-- begin Input for this task --
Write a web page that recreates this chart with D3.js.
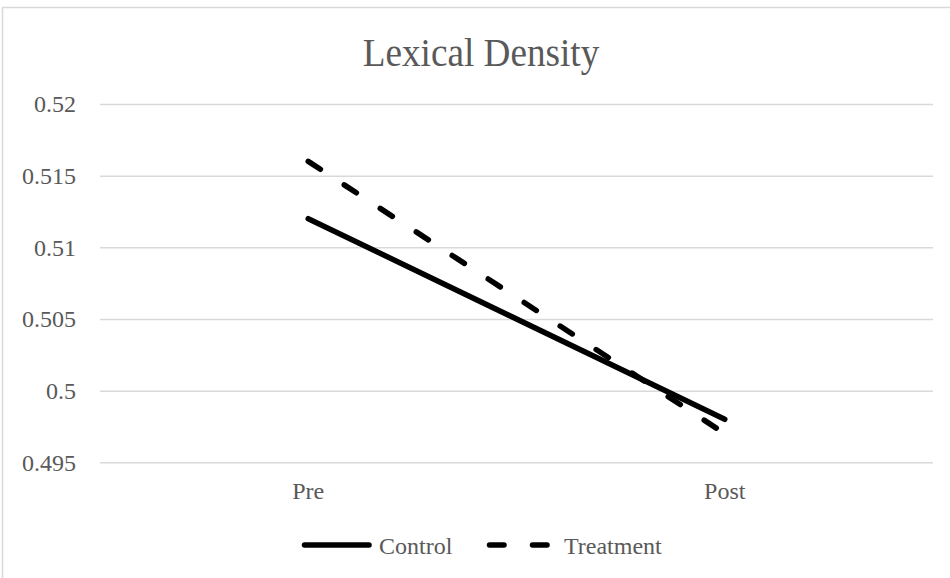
<!DOCTYPE html>
<html>
<head>
<meta charset="utf-8">
<script src="https://cdn.jsdelivr.net/npm/d3@7"></script>
<style>
    body { margin: 0; background: #ffffff; }
    #lexical-chart text { font-family: "Liberation Serif", "DejaVu Serif", serif; fill: #595959; }
</style>
</head>
<body>
<div id="lexical-chart"></div>
<script>
var categories = ["Pre", "Post"];
var seriesNames = ["Control", "Treatment"];
var controlValues = [0.512, 0.498];
var treatmentValues = [0.516, 0.497];
var yTicks = [0.495, 0.5, 0.505, 0.51, 0.515, 0.52];

function LexicalChart(){
    this.draw();
}

LexicalChart.prototype.constructor = LexicalChart;

LexicalChart.prototype.draw = function(){
    var elem = d3.select("#lexical-chart");
    var width = 950, height = 578;
    var plot = {left: 100, right: 933, top: 104, bottom: 462.3};

    var svg = elem.append("svg")
        .attr("width", width)
        .attr("height", height);

    // chart border (right/bottom edges fall outside the picture)
    svg.append("rect")
        .attr("x", 2.5)
        .attr("y", 7.5)
        .attr("width", 970)
        .attr("height", 600)
        .attr("fill", "none")
        .attr("stroke", "#d9d9d9")
        .attr("stroke-width", 1.5);

    // Set ranges
    var x = d3.scaleBand()
        .domain(categories)
        .range([plot.left, plot.right])
        .padding(0);
    var y = d3.scaleLinear()
        .domain([0.495, 0.52])
        .range([plot.bottom, plot.top]);

    // gridlines + tick labels
    var yAxis = svg.append("g")
        .attr("transform", "translate(" + plot.left + ",0)")
        .call(d3.axisLeft(y)
            .tickValues(yTicks)
            .tickSize(-(plot.right - plot.left))
            .tickPadding(24)
            .tickFormat(function(d){ return String(+d.toFixed(3)); }));
    yAxis.select(".domain").remove();
    yAxis.selectAll(".tick line")
        .attr("stroke", "#d9d9d9")
        .attr("stroke-width", 1.5);
    yAxis.selectAll(".tick text")
        .attr("font-size", 24)
        .attr("dy", "0.33em");

    // category labels
    var xAxis = svg.append("g")
        .attr("transform", "translate(0," + plot.bottom + ")")
        .call(d3.axisBottom(x).tickSize(0).tickPadding(0));
    xAxis.select(".domain").remove();
    xAxis.selectAll(".tick text")
        .attr("font-size", 24)
        .attr("dy", null)
        .attr("y", 37);

    // title
    svg.append("text")
        .attr("transform", "translate(481,66) scale(0.93,1)")
        .attr("text-anchor", "middle")
        .attr("font-size", 40)
        .text("Lexical Density");

    var line = d3.line()
        .x(function(d, i){ return x(categories[i]) + x.bandwidth() / 2; })
        .y(function(d){ return y(d); });

    var series = [
        {name: seriesNames[0], values: controlValues, dash: null},
        {name: seriesNames[1], values: treatmentValues, dash: "14.5,28.5"}
    ];

    svg.selectAll(".series")
        .data(series)
        .enter().append("path")
        .attr("class", "series")
        .attr("d", function(d){ return line(d.values); })
        .attr("fill", "none")
        .attr("stroke", "#000000")
        .attr("stroke-width", 5.5)
        .attr("stroke-linecap", "round")
        .attr("stroke-dasharray", function(d){ return d.dash; });

    // legend
    var legendX = [304.5, 489.5];
    var legend = svg.selectAll(".legend")
        .data(series)
        .enter().append("g")
        .attr("class", "legend")
        .attr("transform", function(d, i){ return "translate(" + legendX[i] + ",545)"; });
    legend.append("line")
        .attr("x1", 0)
        .attr("x2", 64.5)
        .attr("stroke", "#000000")
        .attr("stroke-width", 5.5)
        .attr("stroke-linecap", "round")
        .attr("stroke-dasharray", function(d){ return d.dash; });
    legend.append("text")
        .attr("x", function(d, i){ return i === 0 ? 74.5 : 74.5; })
        .attr("y", 8.5)
        .attr("font-size", 24)
        .text(function(d){ return d.name; });
};

new LexicalChart();
</script>
</body>
</html>
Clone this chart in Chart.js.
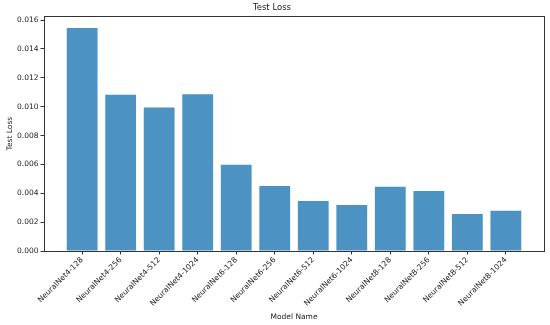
<!DOCTYPE html>
<html>
<head>
<meta charset="utf-8">
<script src="https://cdn.jsdelivr.net/npm/chart.js@4"></script>
<style>
  html, body { margin: 0; padding: 0; background: #fff; }
  #wrap { width: 550px; height: 325px; }
</style>
</head>
<body>
<div id="wrap"><canvas id="lossChart"></canvas></div>
<script>
const models = [
    'NeuralNet4-128', 'NeuralNet4-256', 'NeuralNet4-512', 'NeuralNet4-1024',
    'NeuralNet6-128', 'NeuralNet6-256', 'NeuralNet6-512', 'NeuralNet6-1024',
    'NeuralNet8-128', 'NeuralNet8-256', 'NeuralNet8-512', 'NeuralNet8-1024'
];
const testLoss = [
    0.01546, 0.01083, 0.00995, 0.01087,
    0.00598, 0.00450, 0.00346, 0.00319,
    0.00446, 0.00416, 0.00256, 0.00279
];
const yTicks = [0, 0.002, 0.004, 0.006, 0.008, 0.010, 0.012, 0.014, 0.016];

const FONT = 'DejaVu Sans';
const INK = '#222';

// matplotlib draws a box all the way round the axes
const frame = {
    id: 'frame',
    afterDraw(chart) {
        const a = chart.chartArea;
        const ctx = chart.ctx;
        ctx.save();
        ctx.strokeStyle = '#333';
        ctx.lineWidth = 1;
        ctx.strokeRect(Math.round(a.left) + 0.5, Math.round(a.top) + 0.5,
            Math.round(a.right - a.left), Math.round(a.bottom - a.top));
        ctx.restore();
    }
};

new Chart(document.getElementById('lossChart'), {
    type: 'bar',
    data: {
        datasets: [{
            label: 'Test Loss',
            data: testLoss.map((v, i) => ({ x: i, y: v })),
            backgroundColor: 'rgba(31,119,180,0.8)',
            borderWidth: 0,
            barPercentage: 0.8,
            categoryPercentage: 1
        }]
    },
    options: {
        responsive: true,
        maintainAspectRatio: false,
        animation: false,
        layout: { padding: { left: 0, right: 6, top: 0, bottom: 0 } },
        plugins: {
            legend: { display: false },
            tooltip: { enabled: false },
            title: {
                display: true,
                text: 'Test Loss',
                color: INK,
                font: { family: FONT, size: 8.5, weight: 'normal' },
                padding: { top: 3, bottom: 3 }
            }
        },
        scales: {
            x: {
                type: 'linear',
                min: -0.99,
                max: 11.99,
                offset: false,
                grid: { offset: false, drawOnChartArea: false, tickLength: 3.5, color: '#333' },
                border: { color: '#333' },
                afterBuildTicks: axis => { axis.ticks = models.map((m, i) => ({ value: i })); },
                afterFit: axis => { axis.height = 74; },
                ticks: {
                    autoSkip: false,
                    minRotation: 45,
                    maxRotation: 45,
                    padding: 1,
                    color: INK,
                    font: { family: FONT, size: 7.6 },
                    callback: v => models[v]
                },
                title: {
                    display: true,
                    text: 'Model Name',
                    color: INK,
                    font: { family: FONT, size: 7.5 },
                    padding: { top: 0, bottom: 3 }
                }
            },
            y: {
                min: 0,
                max: 0.01627,
                grid: { drawOnChartArea: false, tickLength: 3.5, color: '#333' },
                border: { color: '#333' },
                afterBuildTicks: axis => { axis.ticks = yTicks.map(v => ({ value: v })); },
                afterFit: axis => { axis.width = 44; },
                ticks: {
                    padding: 2,
                    color: INK,
                    font: { family: FONT, size: 7.5 },
                    callback: v => v.toFixed(3)
                },
                title: {
                    display: true,
                    text: 'Test Loss',
                    color: INK,
                    font: { family: FONT, size: 7.5 },
                    padding: { top: 6, bottom: 1 }
                }
            }
        }
    },
    plugins: [frame]
});
</script>
</body>
</html>
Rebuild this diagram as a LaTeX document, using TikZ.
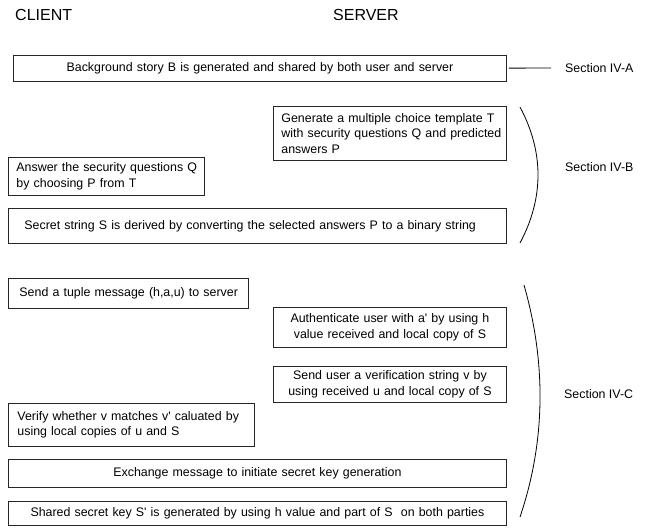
-- end Input for this task --
(Aim) Each entry should be repeated exactly as it appears; the pictures stay out.

(Result of this task)
Write a web page that recreates this chart with D3.js.
<!DOCTYPE html>
<html>
<head>
<meta charset="utf-8">
<script src="https://cdn.jsdelivr.net/npm/d3@7"></script>
<style>
    body { margin: 0; background: #ffffff; }
    #lexical-chart text { font-family: "Liberation Serif", "DejaVu Serif", serif; fill: #595959; }
</style>
</head>
<body>
<div id="lexical-chart"></div>
<script>
var categories = ["Pre", "Post"];
var seriesNames = ["Control", "Treatment"];
var controlValues = [0.512, 0.498];
var treatmentValues = [0.516, 0.497];
var yTicks = [0.495, 0.5, 0.505, 0.51, 0.515, 0.52];

function LexicalChart(){
    this.draw();
}

LexicalChart.prototype.constructor = LexicalChart;

LexicalChart.prototype.draw = function(){
    var elem = d3.select("#lexical-chart");
    var width = 950, height = 578;
    var plot = {left: 100, right: 933, top: 104, bottom: 462.3};

    var svg = elem.append("svg")
        .attr("width", width)
        .attr("height", height);

    // chart border (right/bottom edges fall outside the picture)
    svg.append("rect")
        .attr("x", 2.5)
        .attr("y", 7.5)
        .attr("width", 970)
        .attr("height", 600)
        .attr("fill", "none")
        .attr("stroke", "#d9d9d9")
        .attr("stroke-width", 1.5);

    // Set ranges
    var x = d3.scaleBand()
        .domain(categories)
        .range([plot.left, plot.right])
        .padding(0);
    var y = d3.scaleLinear()
        .domain([0.495, 0.52])
        .range([plot.bottom, plot.top]);

    // gridlines + tick labels
    var yAxis = svg.append("g")
        .attr("transform", "translate(" + plot.left + ",0)")
        .call(d3.axisLeft(y)
            .tickValues(yTicks)
            .tickSize(-(plot.right - plot.left))
            .tickPadding(24)
            .tickFormat(function(d){ return String(+d.toFixed(3)); }));
    yAxis.select(".domain").remove();
    yAxis.selectAll(".tick line")
        .attr("stroke", "#d9d9d9")
        .attr("stroke-width", 1.5);
    yAxis.selectAll(".tick text")
        .attr("font-size", 24)
        .attr("dy", "0.33em");

    // category labels
    var xAxis = svg.append("g")
        .attr("transform", "translate(0," + plot.bottom + ")")
        .call(d3.axisBottom(x).tickSize(0).tickPadding(0));
    xAxis.select(".domain").remove();
    xAxis.selectAll(".tick text")
        .attr("font-size", 24)
        .attr("dy", null)
        .attr("y", 37);

    // title
    svg.append("text")
        .attr("transform", "translate(481,66) scale(0.93,1)")
        .attr("text-anchor", "middle")
        .attr("font-size", 40)
        .text("Lexical Density");

    var line = d3.line()
        .x(function(d, i){ return x(categories[i]) + x.bandwidth() / 2; })
        .y(function(d){ return y(d); });

    var series = [
        {name: seriesNames[0], values: controlValues, dash: null},
        {name: seriesNames[1], values: treatmentValues, dash: "14.5,28.5"}
    ];

    svg.selectAll(".series")
        .data(series)
        .enter().append("path")
        .attr("class", "series")
        .attr("d", function(d){ return line(d.values); })
        .attr("fill", "none")
        .attr("stroke", "#000000")
        .attr("stroke-width", 5.5)
        .attr("stroke-linecap", "round")
        .attr("stroke-dasharray", function(d){ return d.dash; });

    // legend
    var legendX = [304.5, 489.5];
    var legend = svg.selectAll(".legend")
        .data(series)
        .enter().append("g")
        .attr("class", "legend")
        .attr("transform", function(d, i){ return "translate(" + legendX[i] + ",545)"; });
    legend.append("line")
        .attr("x1", 0)
        .attr("x2", 64.5)
        .attr("stroke", "#000000")
        .attr("stroke-width", 5.5)
        .attr("stroke-linecap", "round")
        .attr("stroke-dasharray", function(d){ return d.dash; });
    legend.append("text")
        .attr("x", function(d, i){ return i === 0 ? 74.5 : 74.5; })
        .attr("y", 8.5)
        .attr("font-size", 24)
        .text(function(d){ return d.name; });
};

new LexicalChart();
</script>
</body>
</html>
Clone this chart in Chart.js.
<!DOCTYPE html>
<html>
<head>
<meta charset="utf-8">
<script src="https://cdn.jsdelivr.net/npm/chart.js@4"></script>
<style>
  html, body { margin: 0; padding: 0; background: #fff; }
  #wrap { width: 550px; height: 325px; }
</style>
</head>
<body>
<div id="wrap"><canvas id="lossChart"></canvas></div>
<script>
const models = [
    'NeuralNet4-128', 'NeuralNet4-256', 'NeuralNet4-512', 'NeuralNet4-1024',
    'NeuralNet6-128', 'NeuralNet6-256', 'NeuralNet6-512', 'NeuralNet6-1024',
    'NeuralNet8-128', 'NeuralNet8-256', 'NeuralNet8-512', 'NeuralNet8-1024'
];
const testLoss = [
    0.01546, 0.01083, 0.00995, 0.01087,
    0.00598, 0.00450, 0.00346, 0.00319,
    0.00446, 0.00416, 0.00256, 0.00279
];
const yTicks = [0, 0.002, 0.004, 0.006, 0.008, 0.010, 0.012, 0.014, 0.016];

const FONT = 'DejaVu Sans';
const INK = '#222';

// matplotlib draws a box all the way round the axes
const frame = {
    id: 'frame',
    afterDraw(chart) {
        const a = chart.chartArea;
        const ctx = chart.ctx;
        ctx.save();
        ctx.strokeStyle = '#333';
        ctx.lineWidth = 1;
        ctx.strokeRect(Math.round(a.left) + 0.5, Math.round(a.top) + 0.5,
            Math.round(a.right - a.left), Math.round(a.bottom - a.top));
        ctx.restore();
    }
};

new Chart(document.getElementById('lossChart'), {
    type: 'bar',
    data: {
        datasets: [{
            label: 'Test Loss',
            data: testLoss.map((v, i) => ({ x: i, y: v })),
            backgroundColor: 'rgba(31,119,180,0.8)',
            borderWidth: 0,
            barPercentage: 0.8,
            categoryPercentage: 1
        }]
    },
    options: {
        responsive: true,
        maintainAspectRatio: false,
        animation: false,
        layout: { padding: { left: 0, right: 6, top: 0, bottom: 0 } },
        plugins: {
            legend: { display: false },
            tooltip: { enabled: false },
            title: {
                display: true,
                text: 'Test Loss',
                color: INK,
                font: { family: FONT, size: 8.5, weight: 'normal' },
                padding: { top: 3, bottom: 3 }
            }
        },
        scales: {
            x: {
                type: 'linear',
                min: -0.99,
                max: 11.99,
                offset: false,
                grid: { offset: false, drawOnChartArea: false, tickLength: 3.5, color: '#333' },
                border: { color: '#333' },
                afterBuildTicks: axis => { axis.ticks = models.map((m, i) => ({ value: i })); },
                afterFit: axis => { axis.height = 74; },
                ticks: {
                    autoSkip: false,
                    minRotation: 45,
                    maxRotation: 45,
                    padding: 1,
                    color: INK,
                    font: { family: FONT, size: 7.6 },
                    callback: v => models[v]
                },
                title: {
                    display: true,
                    text: 'Model Name',
                    color: INK,
                    font: { family: FONT, size: 7.5 },
                    padding: { top: 0, bottom: 3 }
                }
            },
            y: {
                min: 0,
                max: 0.01627,
                grid: { drawOnChartArea: false, tickLength: 3.5, color: '#333' },
                border: { color: '#333' },
                afterBuildTicks: axis => { axis.ticks = yTicks.map(v => ({ value: v })); },
                afterFit: axis => { axis.width = 44; },
                ticks: {
                    padding: 2,
                    color: INK,
                    font: { family: FONT, size: 7.5 },
                    callback: v => v.toFixed(3)
                },
                title: {
                    display: true,
                    text: 'Test Loss',
                    color: INK,
                    font: { family: FONT, size: 7.5 },
                    padding: { top: 6, bottom: 1 }
                }
            }
        }
    },
    plugins: [frame]
});
</script>
</body>
</html>
Rebuild this diagram as a LaTeX document, using TikZ.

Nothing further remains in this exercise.